In a last ditch attempt to derail Singapore International Airline's and Temasek Holdings' effort to buy 24 per cent of China Eastern, CNAC pledged to pay at least $0.641 a share if stockholders were to reject Singapore's $0.487 offer at a Tuesday shareholders' meeting.
CNAC said that it would submit a bid within two weeks.
CNAC argues that the Singapore Airlines proposal merely brings together one China-based airline, one Singapore-based airline and an investment agency and lacks the synergy that can be created with two major China-based airlines coming together.
CNAC, which owns an overall 3.9 per cent of China Eastern, but more than 12 per cent of its Hong Kong stock, plans to vote against Singapore Airlines' proposal during the shareholder meeting.
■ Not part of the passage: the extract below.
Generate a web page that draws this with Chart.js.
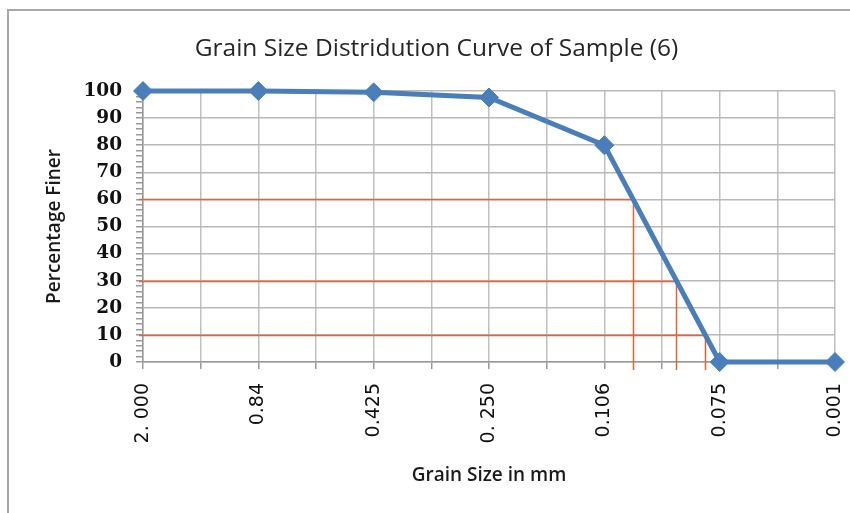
<!DOCTYPE html>
<html><head><meta charset="utf-8">
<script src="https://cdn.jsdelivr.net/npm/chart.js@4.4.0/dist/chart.umd.min.js"></script>
<style>
html,body{margin:0;padding:0;background:#fff;overflow:hidden}
#frame{position:absolute;left:7px;top:9px;width:900px;height:600px;border-top:2px solid #a6a6a6;border-left:2px solid #a6a6a6}
#c{position:absolute;left:0;top:0}
</style></head><body>
<div id="frame"></div>
<canvas id="c" width="850" height="513"></canvas>
<script>
// ---- data ----
const categories = ["2. 000", "0.84", "0.425", "0. 250", "0.106", "0.075", "0.001"];
const percentFiner = [100, 100, 99.5, 97.6, 80, 0, 0];
const guideLevels = [60, 30, 10];
const yMin = 0, yMax = 100, yMajorStep = 10, yMinorStep = 2;

const NARROW = '"Open Sans", sans-serif';

function crossingIndex(level){
  for (let i = 0; i < percentFiner.length - 1; i++){
    const a = percentFiner[i], b = percentFiner[i+1];
    if (a !== b && (a - level) * (b - level) <= 0) return i + (a - level) / (a - b);
  }
  return null;
}

const guidePlugin = {
  id: 'guides',
  beforeDatasetsDraw(chart){
    const {ctx, scales:{x, y}} = chart;
    ctx.save();
    ctx.strokeStyle = '#e3623a';
    ctx.lineWidth = 1.5;
    guideLevels.forEach(lv => {
      const xi = crossingIndex(lv);
      if (xi === null) return;
      const px = Math.round(x.getPixelForValue(xi)) + 0.5;
      const py = Math.round(y.getPixelForValue(lv)) + 0.5;
      ctx.beginPath();
      ctx.moveTo(x.left - 4, py);
      ctx.lineTo(px, py);
      ctx.lineTo(px, y.getPixelForValue(yMin) + 8);
      ctx.stroke();
    });
    ctx.restore();
  }
};

const points = categories.map((c, i) => ({x: i, y: percentFiner[i]}));

new Chart(document.getElementById('c'), {
  type: 'line',
  data: {
    datasets: [{
      data: points,
      borderColor: '#4a7ebb',
      backgroundColor: '#4a7ebb',
      borderWidth: 5,
      pointStyle: 'rectRot',
      pointRadius: 9.5,
      pointBackgroundColor: '#4a7ebb',
      pointBorderColor: '#4a7ebb',
      pointBorderWidth: 1,
      tension: 0,
      clip: false
    }]
  },
  options: {
    responsive: false,
    animation: false,
    layout: { padding: { left: 38, right: 15, top: 0, bottom: 19 } },
    plugins: {
      legend: { display: false },
      tooltip: { enabled: false },
      title: {
        display: true,
        text: 'Grain Size Distridution Curve of Sample (6)',
        color: '#262626',
        font: { family: NARROW, size: 24.5, weight: 'normal', lineHeight: 1.2 },
        padding: { top: 34, bottom: 27.6 }
      }
    },
    scales: {
      x: {
        type: 'linear',
        min: 0,
        max: categories.length - 1,
        ticks: {
          stepSize: 0.5,
          autoSkip: false,
          minRotation: 90,
          maxRotation: 90,
          padding: 14,
          color: '#111',
          font: { family: 'DejaVu Sans', size: 19 },
          callback: v => Math.abs(v - Math.round(v)) < 1e-6 ? categories[Math.round(v)] : ''
        },
        grid: { color: '#c0c0c0', tickColor: '#999', tickLength: 7, lineWidth: 1.5 },
        border: { color: '#999', width: 1.5 },
        title: {
          display: true, text: 'Grain Size in mm', color: '#1a1a1a',
          font: { family: NARROW, size: 19, weight: '600', lineHeight: 1.2 },
          padding: { top: 0, bottom: 7 }
        },
        afterFit(s){ s.height = 513 - 19 - 362; s.paddingLeft = 0; s.paddingRight = 0; }
      },
      y: {
        min: yMin,
        max: yMax,
        ticks: {
          stepSize: yMinorStep,
          autoSkip: false,
          padding: 14,
          color: '#111',
          font: { family: 'DejaVu Serif', size: 18.5, weight: 'bold' },
          callback: v => Math.round(v) % yMajorStep === 0 ? Math.round(v) : ''
        },
        grid: {
          color: c => (c.tick && Math.round(c.tick.value) % yMajorStep === 0) ? '#b8b8b8' : 'rgba(0,0,0,0)',
          tickColor: '#999',
          tickLength: 7,
          lineWidth: 1.5
        },
        border: { color: '#999', width: 1.5 },
        title: {
          display: true, text: 'Percentage Finer', color: '#1a1a1a',
          font: { family: NARROW, size: 19, weight: '600', lineHeight: 1.2 },
          padding: { top: 5, bottom: 0 }
        },
        afterFit(s){ s.width = 143 - 38; s.paddingTop = 0; s.paddingBottom = 0; }
      }
    }
  },
  plugins: [guidePlugin]
});
</script>
</body></html>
CNAC, which owns a majority shareholding in Air China, the world's biggest airline by market value, has called Singapore Airline's offer too cheap and unfair.
Singapore Airline and China Eastern argue that the deal, which values the loss-making airline at about six times the airline's end-2006 book value, was fair. China Eastern made losses for three of the past five years.
If the deal passes muster at the shareholder's meeting, Singapore Airlines, which is the world's most profitable carrier, would gain coveted access to China's booming travel industry ahead of the 2008 Olympics. This would create a formidable rival to CNAC-owned Air China on its own home turf.
Shanghai-based China Eastern has argued that the deal would provide it with much-needed cash, international expertise and industry know-how.